Warren Buffett's Berkshire Hathaway (BRK.A -0.29%) (BRK.B 0.07%) started buying a stake in traditional media conglomerate Paramount Global (PARA -0.19%) in 2022. It hasn't gone so well. Though it's a small potatoes for Buffett, the stake in Paramount has likely lost over $1 billion in value, going from roughly $2.6 billion to just $1.5 billion as of this writing.

The media industry is rapidly migrating to streaming TV, and it's costing companies like Paramount billions of dollars a year to make the transition. What was once a "cheap" stock is no longer as Paramount's profits have tanked, and the dividend was slashed by 80% to shore up the financials.  

At Berkshire Hathaway's annual shareholder meeting, Buffett summed up the issues facing Paramount and its TV streaming peers -- and inadvertently described the best TV streaming stock out there: Alphabet's (GOOGL 0.86%) (GOOG 0.80%) YouTube, acquired when the company was still simply known as Google all the way back in 2006.  

The problem with TV streaming, in Buffett's estimation

In his response to a question about the TV streaming wars, Buffett summed up the issues in three basic points. Here's the quick recap:

  1. Too many traditional media streaming services launched all at once, which puts downward pressure on what they can charge their subscribers.
  2. There are too many screens, not enough eyeballs; basically, there's only so much time in the day, and unprofitable streaming TV is stealing time from highly profitable cable TV and movie theaters.
  3. Talent -- superstars, their agents, and content production companies -- always get paid first, and the costs involved with paying them are going up.

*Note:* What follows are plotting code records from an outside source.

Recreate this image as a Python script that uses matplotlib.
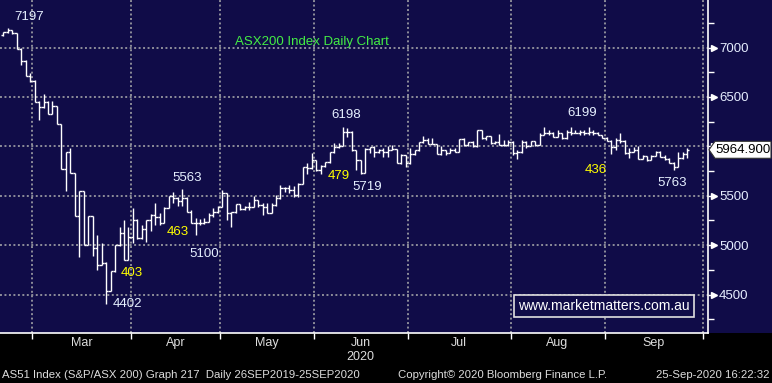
import matplotlib
matplotlib.use("Agg")
import matplotlib.pyplot as plt
from matplotlib.collections import LineCollection
from matplotlib.patches import Rectangle, Polygon
import matplotlib.transforms as mtransforms

# ASX200 daily bars, 20 Feb 2020 - 25 Sep 2020
opens = [7126, 7154, 7177, 7145, 6985, 6866, 6715, 6665, 6451, 6395,
         6451, 6330, 6408, 6226, 5767, 5940, 5727, 5295, 5545, 5001,
         5290, 4968, 4799, 4822, 4539, 4735, 4998, 5120, 4849, 5085,
         5254, 5069, 5160, 5250, 5300, 5288, 5227, 5379, 5497, 5474,
         5450, 5474, 5338, 5221, 5221, 5221, 5238, 5305, 5338, 5389,
         5524, 5322, 5338, 5413, 5370, 5389, 5389, 5457, 5406, 5389,
         5328, 5406, 5474, 5574, 5574, 5558, 5507, 5619, 5794, 5777,
         5862, 5760, 5800, 5844, 5940, 5996, 6003, 6148, 6148, 5963,
         5862, 5727, 5970, 5990, 5946, 5963, 5946, 5963, 5970, 5828,
         5912, 5828, 5920, 5960, 6047, 6063, 6023, 6023, 5925, 5963,
         5930, 5963, 5946, 6071, 6013, 6047, 6003, 6165, 6081, 6104,
         6030, 6047, 6013, 6013, 6047, 5929, 5946, 6047, 6003, 6054,
         6013, 6115, 6132, 6138, 6097, 6132, 6081, 6148, 6138, 6132,
         6148, 6132, 6148, 6132, 6115, 6087, 6054, 5990, 6064, 6050,
         5930, 5946, 5963, 5869, 5902, 5862, 5902, 5946, 5889, 5869,
         5835, 5790, 5880, 5920]
highs = [7160, 7197, 7180, 7150, 6990, 6870, 6745, 6670, 6455, 6529,
         6455, 6460, 6410, 6230, 5946, 5980, 5730, 5548, 5548, 5295,
         5295, 5100, 5017, 4825, 4738, 5001, 5187, 5254, 5187, 5375,
         5262, 5200, 5254, 5310, 5423, 5325, 5389, 5497, 5541, 5490,
         5563, 5490, 5355, 5270, 5265, 5272, 5328, 5373, 5396, 5558,
         5524, 5340, 5413, 5415, 5396, 5440, 5497, 5460, 5423, 5423,
         5423, 5507, 5609, 5591, 5609, 5600, 5626, 5794, 5834, 5929,
         5865, 5811, 5844, 5946, 6037, 6030, 6198, 6182, 6150, 5965,
         5865, 5980, 5996, 6006, 5970, 5980, 6003, 6013, 5975, 5920,
         5915, 5980, 5963, 6047, 6104, 6081, 6081, 6025, 6003, 5965,
         5980, 5987, 6071, 6081, 6047, 6050, 6165, 6168, 6104, 6106,
         6054, 6124, 6063, 6063, 6050, 5963, 6063, 6049, 6054, 6056,
         6132, 6192, 6165, 6140, 6165, 6134, 6165, 6199, 6165, 6165,
         6165, 6195, 6165, 6140, 6117, 6090, 6064, 6081, 6132, 6060,
         5980, 5990, 6003, 5912, 5904, 5912, 5956, 5956, 5912, 5879,
         5840, 5946, 5946, 5985]
lows = [7120, 7150, 7140, 6980, 6820, 6710, 6654, 6450, 6266, 6390,
        6324, 6325, 6226, 5767, 5548, 5727, 5295, 4883, 5001, 4998,
        4890, 4748, 4795, 4402, 4535, 4730, 4995, 4849, 4845, 5020,
        5060, 5065, 5035, 5140, 5200, 5200, 5220, 5375, 5430, 5400,
        5400, 5338, 5221, 5100, 5204, 5215, 5235, 5288, 5322, 5385,
        5254, 5180, 5322, 5355, 5355, 5355, 5385, 5389, 5305, 5328,
        5325, 5400, 5470, 5541, 5524, 5490, 5490, 5615, 5720, 5775,
        5750, 5720, 5795, 5828, 5935, 5980, 6000, 6097, 5956, 5760,
        5719, 5725, 5936, 5895, 5936, 5895, 5895, 5960, 5828, 5825,
        5787, 5825, 5915, 5955, 6030, 6023, 6020, 5925, 5912, 5912,
        5928, 5940, 5944, 6003, 6003, 5996, 5996, 6071, 6063, 6023,
        6028, 6013, 6003, 6006, 5912, 5870, 5929, 5980, 6000, 6003,
        6010, 6113, 6115, 6097, 6095, 6071, 6079, 6115, 6132, 6115,
        6115, 6115, 6115, 6115, 6087, 6054, 5922, 5963, 6030, 5922,
        5879, 5944, 5869, 5867, 5855, 5860, 5900, 5889, 5862, 5828,
        5763, 5788, 5869, 5879]
closes = [7154, 7177, 7145, 6985, 6866, 6715, 6665, 6451, 6395, 6451,
          6330, 6408, 6226, 5767, 5940, 5727, 5295, 5545, 5001, 5290,
          4968, 4799, 4822, 4539, 4735, 4998, 5120, 4849, 5085, 5254,
          5069, 5160, 5250, 5300, 5288, 5227, 5379, 5497, 5474, 5450,
          5474, 5338, 5221, 5221, 5221, 5238, 5305, 5338, 5389, 5524,
          5322, 5338, 5413, 5370, 5389, 5389, 5457, 5406, 5389, 5328,
          5406, 5474, 5574, 5574, 5558, 5507, 5619, 5794, 5777, 5862,
          5760, 5800, 5844, 5940, 5996, 6003, 6148, 6148, 5963, 5862,
          5727, 5970, 5990, 5946, 5963, 5946, 5963, 5970, 5828, 5912,
          5828, 5920, 5960, 6047, 6063, 6023, 6023, 5925, 5963, 5930,
          5963, 5946, 6071, 6013, 6047, 6003, 6165, 6081, 6104, 6030,
          6047, 6013, 6013, 6047, 5929, 5946, 6047, 6003, 6054, 6013,
          6115, 6132, 6138, 6097, 6132, 6081, 6148, 6138, 6132, 6148,
          6132, 6148, 6132, 6115, 6087, 6054, 5990, 6064, 6050, 5930,
          5946, 5963, 5869, 5902, 5862, 5902, 5946, 5889, 5869, 5835,
          5790, 5880, 5920, 5964.9]

# trading days per month shown: Feb (from the 20th), Mar .. Sep
month_names = ["Feb", "Mar", "Apr", "May", "Jun", "Jul", "Aug", "Sep"]
month_days = [7, 22, 20, 21, 21, 23, 21, 22]

price_levels = [4500, 5000, 5500, 6000, 6500, 7000]
price_labels = ["4500", "5000", "5500", "", "6500", "7000"]  # 6000 sits under the price tag
minor_levels = [4250, 4750, 5250, 5750, 6250, 6750, 7250]
last_price = 5964.9

# chart labels: text and pixel position (x, y) inside the plot
white_labels = [("7197", 29, 17), ("6198", 346, 115), ("5563", 187, 178),
                ("5719", 367, 187), ("5100", 204, 254), ("4402", 127, 304),
                ("6199", 582, 113), ("5763", 672, 183)]
yellow_labels = [("463", 178, 232), ("479", 339, 176), ("403", 132, 273),
                 ("436", 596, 170)]

NAVY = "#100c48"
W, H = 772, 383
AX_W, AX_H = 708, 333
LABEL_FONT = ["Liberation Sans", "DejaVu Sans"]
plt.rcParams["font.family"] = ["Liberation Sans Narrow", "Liberation Sans", "DejaVu Sans"]

fig = plt.figure(figsize=(W / 100, H / 100), dpi=100, facecolor=NAVY)
fig.patches.append(Rectangle((0, 0), 1, (H - AX_H) / H, transform=fig.transFigure,
                             facecolor="black", edgecolor="none", zorder=-1))
ax = fig.add_axes([0, (H - AX_H) / H, AX_W / W, AX_H / H])
ax.set_facecolor(NAVY)

# pixel -> data mapping used for limits
px_per_bar = 4.47
x0 = 3.3
ax.set_xlim(-x0 / px_per_bar, (AX_W - x0) / px_per_bar)
ax.set_ylim(7000 - (AX_H - 47.5) * 10.12, 7000 + 47.5 * 10.12)

# OHLC bars
segs = []
for i, (o, h, l, c) in enumerate(zip(opens, highs, lows, closes)):
    segs.append([(i, l), (i, h)])
    segs.append([(i - 0.5, o), (i, o)])
    segs.append([(i, c), (i + 0.5, c)])
ax.add_collection(LineCollection(segs, colors="white", linewidths=1.0,
                                 capstyle="butt", zorder=3))

# month boundaries and labels
bounds = []
total = 0
for d in month_days:
    total += d
    bounds.append(total - 0.5)
centers = [(bounds[k] + bounds[k + 1]) / 2 for k in range(len(bounds) - 1)]
ax.set_xticks(bounds, minor=True)
ax.set_xticks(centers)
ax.set_xticklabels(month_names[1:], color="#dcdcdc", fontsize=9)
ax.tick_params(axis="x", which="major", length=0, pad=3)
ax.tick_params(axis="x", which="minor", length=4, width=1, color="white",
               direction="out")

# right price axis
ax.yaxis.tick_right()
ax.set_yticks(price_levels)
ax.set_yticks(minor_levels, minor=True)
ax.set_yticklabels(price_labels, color="#e6eeff", fontsize=9.5, family=LABEL_FONT)
ax.tick_params(axis="y", which="major", length=4, width=1, color="white", pad=4)
ax.tick_params(axis="y", which="minor", length=4, width=1, color="white")
trans = mtransforms.blended_transform_factory(ax.transAxes, ax.transData)
ax.plot([1.008] * len(price_levels), price_levels, ">", color="white",
        markersize=4, transform=trans, clip_on=False, zorder=5)

for side in ["left", "top"]:
    ax.spines[side].set_visible(False)
for side in ["right", "bottom"]:
    ax.spines[side].set_color("white")
    ax.spines[side].set_linewidth(1.2)

dots = (0, (1, 1.3))
ax.grid(which="major", axis="y", color="#8e8e9a", linestyle=dots, linewidth=1.4)
ax.grid(which="minor", axis="x", color="#8e8e9a", linestyle=dots, linewidth=1.4)
ax.grid(which="major", axis="x", visible=False)


def ptext(px, py, s, **kw):
    ax.text(px / AX_W, 1 - py / AX_H, s, transform=ax.transAxes,
            ha="center", va="center", family=LABEL_FONT, **kw)


for s, px, py in white_labels:
    ptext(px, py, s, color="#e6f0ff", fontsize=9.5)
for s, px, py in yellow_labels:
    ptext(px, py, s, color="#ffff00", fontsize=9.5)
ptext(312, 42, "ASX200 Index Daily Chart", color="#44ee44", fontsize=9.5)
ptext(604, 306, "www.marketmatters.com.au", color="white", fontsize=10,
      bbox=dict(boxstyle="square,pad=0.28", facecolor=NAVY, edgecolor="#e0e0e0",
                linewidth=1.2))

# last price tag
ty = (7000 + 47.5 * 10.12 - last_price) / 10.12  # pixel row of last price
tag = [(709, H - ty), (715, H - ty + 8.5), (771, H - ty + 8.5),
       (771, H - ty - 8.5), (715, H - ty - 8.5)]
fig.patches.append(Polygon(tag, closed=True, transform=None, facecolor="white",
                           edgecolor="#303030", linewidth=0.8, zorder=6))
fig.text(743 / W, (H - ty) / H, f"{last_price:.3f}", color="black", fontsize=9.5,
         ha="center", va="center", family=LABEL_FONT, zorder=7)

# footer
fig.text(360 / W, 1 - 357 / H, "2020", color="#dcdcdc", fontsize=9, ha="center", va="center")
fig.text(2 / W, 1 - 375 / H, "AS51 Index (S&P/ASX 200) Graph 217  Daily 26SEP2019-25SEP2020",
         color="#dcdcdc", fontsize=8.2, ha="left", va="center")
fig.text(503 / W, 1 - 375 / H, "Copyright\u00a9 2020 Bloomberg Finance L.P.",
         color="#dcdcdc", fontsize=8.2, ha="center", va="center")
fig.text(770 / W, 1 - 375 / H, "25-Sep-2020 16:22:32",
         color="#dcdcdc", fontsize=8.2, ha="right", va="center")

fig.savefig("out.png", dpi=100, facecolor=NAVY)
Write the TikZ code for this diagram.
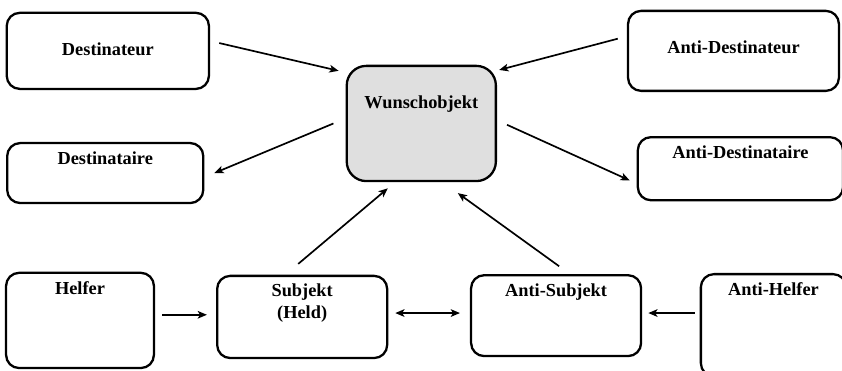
\documentclass[tikz,border=0pt]{standalone}
\usepackage{fontspec}
\setmainfont{Liberation Serif}
\usetikzlibrary{arrows.meta}
\tikzstyle{actant} = [rectangle, rounded corners=0.3cm, draw=black, line width=1.5pt, inner sep=0pt]
\tikzstyle{wish} = [actant, rounded corners=0.45cm, fill=gray!25]
\tikzstyle{toptext} = [anchor=north, inner sep=0pt, yshift=-0.21cm, align=center, font=\fontsize{12}{14}\selectfont\bfseries]
\tikzstyle{midtext} = [anchor=north, inner sep=0pt, yshift=-0.70cm, align=center, font=\fontsize{12}{14}\selectfont\bfseries]
\tikzstyle{arrow} = [line width=1.1pt, -{Stealth[length=6pt,width=5pt,inset=1.5pt]}]
\tikzstyle{twoway} = [line width=1.1pt, {Stealth[length=6pt,width=5pt,inset=1.5pt]}-{Stealth[length=6pt,width=5pt,inset=1.5pt]}]

\begin{document}
\begin{tikzpicture}

    \useasboundingbox (0,0) rectangle (19.366,-8.51);

    % Nodes
    \node (wunsch) [wish, minimum width=3.43cm, minimum height=2.65cm, label={[midtext]north:Wunschobjekt}] at (9.69,-2.84) {};
    \node (destinateur) [actant, minimum width=4.65cm, minimum height=1.75cm, label={[midtext]north:Destinateur}] at (2.48,-1.17) {};
    \node (destinataire) [actant, minimum width=4.51cm, minimum height=1.38cm, label={[toptext]north:Destinataire}] at (2.42,-3.98) {};
    \node (antidestinateur) [actant, minimum width=4.85cm, minimum height=1.84cm, label={[midtext]north:Anti-Destinateur}] at (16.87,-1.17) {};
    \node (antidestinataire) [actant, minimum width=4.72cm, minimum height=1.45cm, label={[toptext]north:Anti-Destinataire}] at (17.03,-3.88) {};
    \node (helfer) [actant, minimum width=3.40cm, minimum height=2.19cm, label={[toptext]north:Helfer}] at (1.84,-7.37) {};
    \node (subjekt) [actant, minimum width=3.91cm, minimum height=1.89cm, label={[toptext]north:Subjekt\\(Held)}] at (6.95,-7.29) {};
    \node (antisubjekt) [actant, minimum width=3.91cm, minimum height=1.86cm, label={[toptext]north:Anti-Subjekt}] at (12.79,-7.26) {};
    \node (antihelfer) [actant, minimum width=3.34cm, minimum height=2.35cm, label={[toptext]north:Anti-Helfer}] at (17.79,-7.48) {};

    % Arrows
    \draw [arrow] ([shift={(0.21,0.18)}]destinateur.east) -- ([shift={(-0.16,-0.14)}]wunsch.north west);
    \draw [arrow] ([xshift=-0.28cm]wunsch.west) -- ([xshift=0.23cm]destinataire.east);
    \draw [arrow] ([shift={(-0.21,0.28)}]antidestinateur.west) -- ([shift={(0.05,-0.12)}]wunsch.north east);
    \draw [arrow] ([shift={(0.23,-0.03)}]wunsch.east) -- ([shift={(-0.16,-0.27)}]antidestinataire.west);
    \draw [arrow] ([shift={(-0.09,0.25)}]subjekt.north) -- ([shift={(-0.77,-0.14)}]wunsch.south);
    \draw [arrow] ([shift={(0.07,0.18)}]antisubjekt.north) -- ([shift={(0.84,-0.25)}]wunsch.south);
    \draw [arrow] ([shift={(0.16,0.13)}]helfer.east) -- ([shift={(-0.21,0.05)}]subjekt.west);
    \draw [twoway] ([shift={(0.16,0.09)}]subjekt.east) -- ([shift={(-0.23,0.06)}]antisubjekt.west);
    \draw [arrow] ([shift={(-0.12,0.28)}]antihelfer.west) -- ([shift={(0.14,0.06)}]antisubjekt.east);

\end{tikzpicture}
\end{document}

It's going to be an uphill battle for Paramount and its peers, and not everyone is going to survive -- at least not in their current form. The industry is ripe for larger, cash-rich players to acquire smaller outfits and fold them into their own streaming service.

Google's far-sighted investment is paying off in spades

This is where Google comes in, because Buffett inadvertently described the solutions Google's YouTube bet already figured out. 

YouTube launched its streaming service in 2005. It was quite primitive compared to what it is today, but consider that Netflix (NFLX 2.83%) wouldn't begin its own streaming TV service for another two years (it was still mailing DVDs via the postal service). Google saw the potential and scooped up YouTube for $1.65 billion a year later in 2006.

This first-mover advantage solves for issue number one Buffett described. Many years before the TV streaming wars started and consumers were flooded with online video options, YouTube struck out with an ambitious plan and secured billions of viewers worldwide -- upwards of 2.6 billion every month, by some estimates. Netflix, in comparison, is in a very distant second place with nearly 233 million subscribers in Q1 2023.  

With such a massive scale, YouTube doesn't have to play the monthly subscription game like its tiny competitors. Though premium subscriptions are a disruptive growth market for YouTube, most of its revenue comes from advertising. This also solves problem number two that Buffett described. YouTube has no shortage of eyeballs. In fact, it helped get the party started, migrating viewers away from more traditional screens (TVs and theaters) and onto web-based video. As a result, Google long ago figured the best way to turn a healthy profit was the same way traditional broadcast and cable TV did it: advertising.

YouTube generated $6.69 billion in revenue in Q1 2023, contributing to Google advertising's very healthy operating profit margin of 35%.

And then there's problem three, Buffett's statement about talent always making off with the bulk of profits first. YouTube recognized the power of user-generated content right from the get go. Rather than rely on professional production companies, individual users (and not long after, business followed suit too) could make and upload their own videos and share in the advertising revenue generated by all those eyeballs. Now anyone can be a star with a little creativity and some help (and a little luck!) via YouTube's video search algorithms.  

At this stage, investors may never see Alphabet (Google) stock show up in Berkshire Hathaway's primary list of holdings. But perhaps it should. While sizable stakes in "cheap" media stocks like Paramount struggle because of the streaming TV wars, Alphabet (and its YouTube subsidiary) keeps chugging along. Buffett may not realize it, but he just described the best streaming TV media business model that already exists. 

It may not be the extreme value Buffett prefers, but Alphabet stock currently trades for a very reasonable 26 times trailing 12-month earnings (or less than 25 times free cash flow). Buffett may not be comfortable investing in Alphabet, but that doesn't mean savvy long-term investors that understand how Google and YouTube work need to shy away from it.